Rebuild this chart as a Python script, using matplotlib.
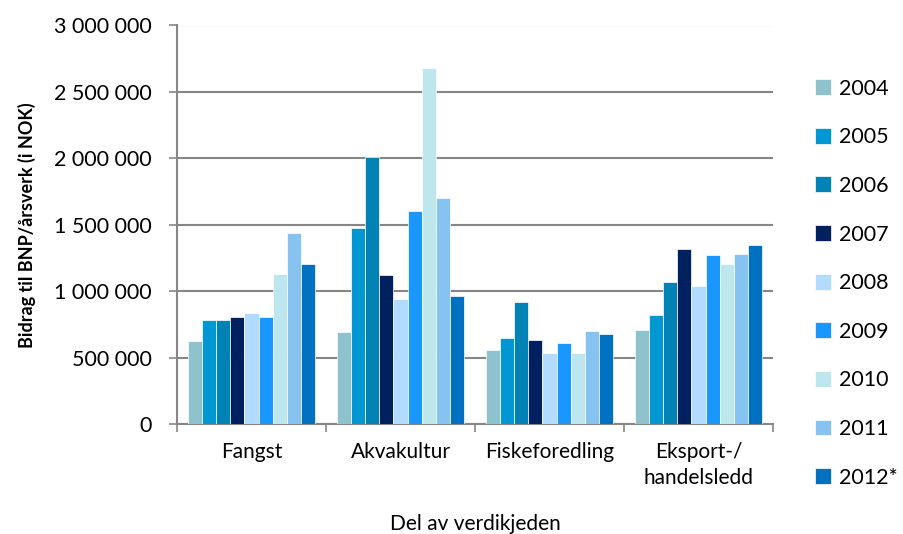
import numpy as np
import matplotlib.pyplot as plt
from matplotlib.ticker import FuncFormatter, FixedLocator

plt.rcParams["font.family"] = ["Lato", "DejaVu Sans"]

categories = ["Fangst", "Akvakultur", "Fiskeforedling", "Eksport-/\nhandelsledd"]
years = ["2004", "2005", "2006", "2007", "2008", "2009", "2010", "2011", "2012*"]

# Bidrag til BNP per årsverk, one list per year (Fangst, Akvakultur, Fiskeforedling, Eksport)
v2004 = [625000, 695000, 555000, 707000]
v2005 = [781000, 1473000, 645000, 822000]
v2006 = [783000, 2011000, 919000, 1068000]
v2007 = [806000, 1122000, 633000, 1316000]
v2008 = [833000, 939000, 535000, 1038000]
v2009 = [806000, 1604000, 610000, 1273000]
v2010 = [1132000, 2681000, 537000, 1203000]
v2011 = [1436000, 1702000, 703000, 1283000]
v2012 = [1202000, 964000, 675000, 1346000]
values = [v2004, v2005, v2006, v2007, v2008, v2009, v2010, v2011, v2012]

colors = ["#8EC3CD", "#0097D3", "#0082B4", "#002060", "#B3DBFF",
          "#1A96FF", "#BDE6EE", "#86C3F0", "#0070C0"]

fig = plt.figure(figsize=(9.04, 5.34), dpi=100)
ax = fig.add_axes([177 / 904, 110 / 534, 596 / 904, 398.5 / 534])

x = np.arange(len(categories))
n = len(years)
group_w = 0.857
bar_w = group_w / n

handles = []
for i, (yr, vals, col) in enumerate(zip(years, values, colors)):
    offs = -group_w / 2 + bar_w * (i + 0.5)
    b = ax.bar(x + offs, vals, width=bar_w, color=col, edgecolor="white",
               linewidth=0.5, label=yr, zorder=3)
    handles.append(b)

ax.set_xlim(-0.5, len(categories) - 0.5)
ax.set_ylim(0, 3000000)

ax.yaxis.set_major_locator(FixedLocator(np.arange(0, 3000001, 500000)))
ax.yaxis.set_major_formatter(FuncFormatter(lambda v, p: f"{int(v):,}".replace(",", " ")))
ax.grid(axis="y", color="#868686", linewidth=1.5, zorder=0)

# category ticks on group boundaries, labels centered
ax.set_xticks(np.arange(-0.5, len(categories), 1.0))
ax.set_xticklabels([])
ax.set_xticks(x, minor=True)
ax.set_xticklabels(categories, minor=True, fontsize=15, linespacing=1.35)
ax.tick_params(axis="x", which="minor", length=0, pad=13)
ax.tick_params(axis="x", which="major", length=6, width=1.2, color="#868686")
ax.tick_params(axis="y", length=6, width=1.2, color="#868686", labelsize=15.5, pad=12)

for s in ["top", "right"]:
    ax.spines[s].set_visible(False)
for s in ["left", "bottom"]:
    ax.spines[s].set_color("#868686")
    ax.spines[s].set_linewidth(1.5)

ax.set_ylabel("Bidrag til BNP/årsverk (i NOK)", fontsize=13, fontweight="bold", labelpad=13)
ax.set_xlabel("Del av verdikjeden", fontsize=15, labelpad=19)

fig.legend(handles=handles, labels=years, loc="upper left", bbox_to_anchor=(806 / 904, 1 - 70 / 534),
           frameon=False, fontsize=15.5, handlelength=0.75, handleheight=0.75,
           handletextpad=0.4, labelspacing=1.33, borderaxespad=0)

fig.savefig("out.png", dpi=100)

------------------------------------------------------------

■ WORK TO BE COMPLETED
Where a line contains "matplotlib", copy that line.

■ TASK OUTPUT
Rebuild this chart as a Python script, using matplotlib.
import matplotlib.pyplot as plt
from matplotlib.ticker import FuncFormatter, FixedLocator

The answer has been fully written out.